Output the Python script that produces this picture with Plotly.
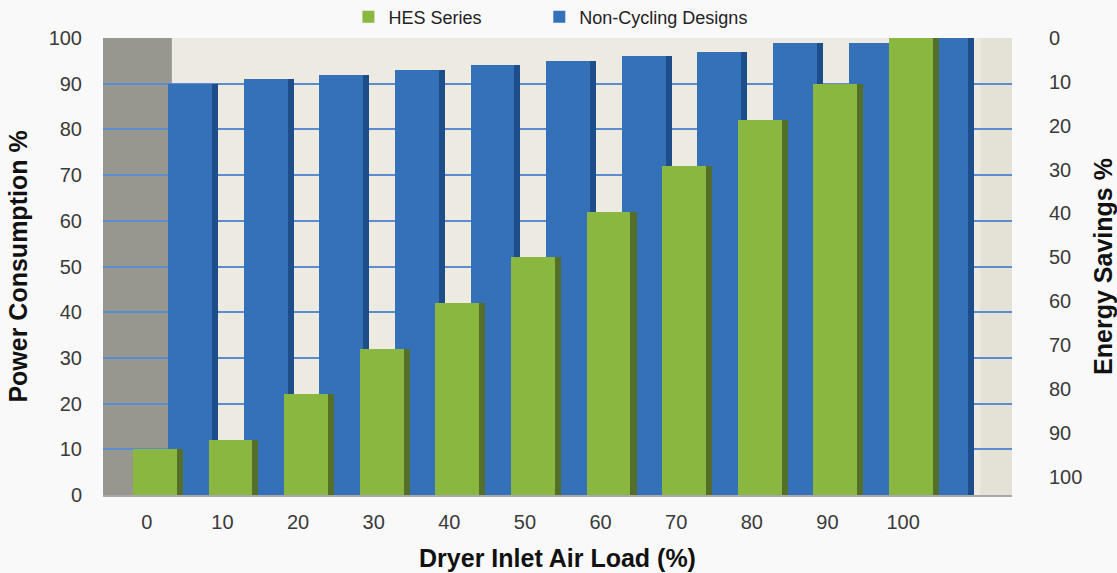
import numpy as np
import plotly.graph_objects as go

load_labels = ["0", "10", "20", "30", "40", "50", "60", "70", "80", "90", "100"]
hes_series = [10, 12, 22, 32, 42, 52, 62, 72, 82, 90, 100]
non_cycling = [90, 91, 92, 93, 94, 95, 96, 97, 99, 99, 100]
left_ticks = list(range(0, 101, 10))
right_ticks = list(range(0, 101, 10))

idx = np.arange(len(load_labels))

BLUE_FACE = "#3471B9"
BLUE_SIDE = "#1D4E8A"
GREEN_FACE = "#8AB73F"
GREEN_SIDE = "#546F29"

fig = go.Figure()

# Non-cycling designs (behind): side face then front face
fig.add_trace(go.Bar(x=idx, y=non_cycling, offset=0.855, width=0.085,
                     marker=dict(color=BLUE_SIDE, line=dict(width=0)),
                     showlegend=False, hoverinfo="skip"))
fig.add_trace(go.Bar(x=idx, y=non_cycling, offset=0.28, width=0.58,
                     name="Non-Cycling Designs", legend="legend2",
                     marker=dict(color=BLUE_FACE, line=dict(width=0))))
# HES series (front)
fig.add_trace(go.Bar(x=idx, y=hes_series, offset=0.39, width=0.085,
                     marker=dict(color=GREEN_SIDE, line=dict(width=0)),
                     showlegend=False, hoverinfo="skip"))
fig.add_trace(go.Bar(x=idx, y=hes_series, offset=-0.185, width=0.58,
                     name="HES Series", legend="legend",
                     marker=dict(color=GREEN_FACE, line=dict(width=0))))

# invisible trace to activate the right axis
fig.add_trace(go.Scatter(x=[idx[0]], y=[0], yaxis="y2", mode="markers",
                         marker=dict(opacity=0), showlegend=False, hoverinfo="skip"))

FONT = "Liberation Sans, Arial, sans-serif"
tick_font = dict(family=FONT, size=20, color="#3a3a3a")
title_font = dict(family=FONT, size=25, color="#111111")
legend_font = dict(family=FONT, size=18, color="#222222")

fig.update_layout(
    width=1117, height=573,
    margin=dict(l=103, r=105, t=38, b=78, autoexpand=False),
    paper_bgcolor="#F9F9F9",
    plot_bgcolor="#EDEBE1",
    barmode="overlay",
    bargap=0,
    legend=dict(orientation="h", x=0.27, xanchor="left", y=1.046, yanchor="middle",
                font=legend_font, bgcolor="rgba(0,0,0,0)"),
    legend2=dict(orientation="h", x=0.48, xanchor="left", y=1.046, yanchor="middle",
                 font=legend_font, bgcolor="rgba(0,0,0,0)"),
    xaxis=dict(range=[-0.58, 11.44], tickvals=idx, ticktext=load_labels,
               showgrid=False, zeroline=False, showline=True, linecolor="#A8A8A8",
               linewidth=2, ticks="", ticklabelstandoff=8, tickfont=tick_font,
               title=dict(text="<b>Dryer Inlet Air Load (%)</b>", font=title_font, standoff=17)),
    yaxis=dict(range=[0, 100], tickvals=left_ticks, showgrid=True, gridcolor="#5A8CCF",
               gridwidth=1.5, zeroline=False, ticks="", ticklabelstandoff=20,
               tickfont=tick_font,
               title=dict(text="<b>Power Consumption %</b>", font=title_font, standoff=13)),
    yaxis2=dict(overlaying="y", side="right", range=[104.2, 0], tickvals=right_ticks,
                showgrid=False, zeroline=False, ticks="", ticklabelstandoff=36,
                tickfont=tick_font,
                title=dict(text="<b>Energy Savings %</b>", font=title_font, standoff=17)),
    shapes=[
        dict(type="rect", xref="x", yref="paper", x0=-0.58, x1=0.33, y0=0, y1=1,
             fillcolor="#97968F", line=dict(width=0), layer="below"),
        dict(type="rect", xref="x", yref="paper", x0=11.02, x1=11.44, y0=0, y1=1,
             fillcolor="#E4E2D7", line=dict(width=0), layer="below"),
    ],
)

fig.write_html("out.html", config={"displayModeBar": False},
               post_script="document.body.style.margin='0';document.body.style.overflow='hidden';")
· · ·
REQUIRED TASK →
Only lines belong in the copy: transcribe those from the start of the data through the line that contains "fig = go.Figure()", and skip the pictures.

IN RESPONSE →
Output the Python script that produces this picture with Plotly.
import numpy as np
import plotly.graph_objects as go

load_labels = ["0", "10", "20", "30", "40", "50", "60", "70", "80", "90", "100"]
hes_series = [10, 12, 22, 32, 42, 52, 62, 72, 82, 90, 100]
non_cycling = [90, 91, 92, 93, 94, 95, 96, 97, 99, 99, 100]
left_ticks = list(range(0, 101, 10))
right_ticks = list(range(0, 101, 10))

idx = np.arange(len(load_labels))

BLUE_FACE = "#3471B9"
BLUE_SIDE = "#1D4E8A"
GREEN_FACE = "#8AB73F"
GREEN_SIDE = "#546F29"

fig = go.Figure()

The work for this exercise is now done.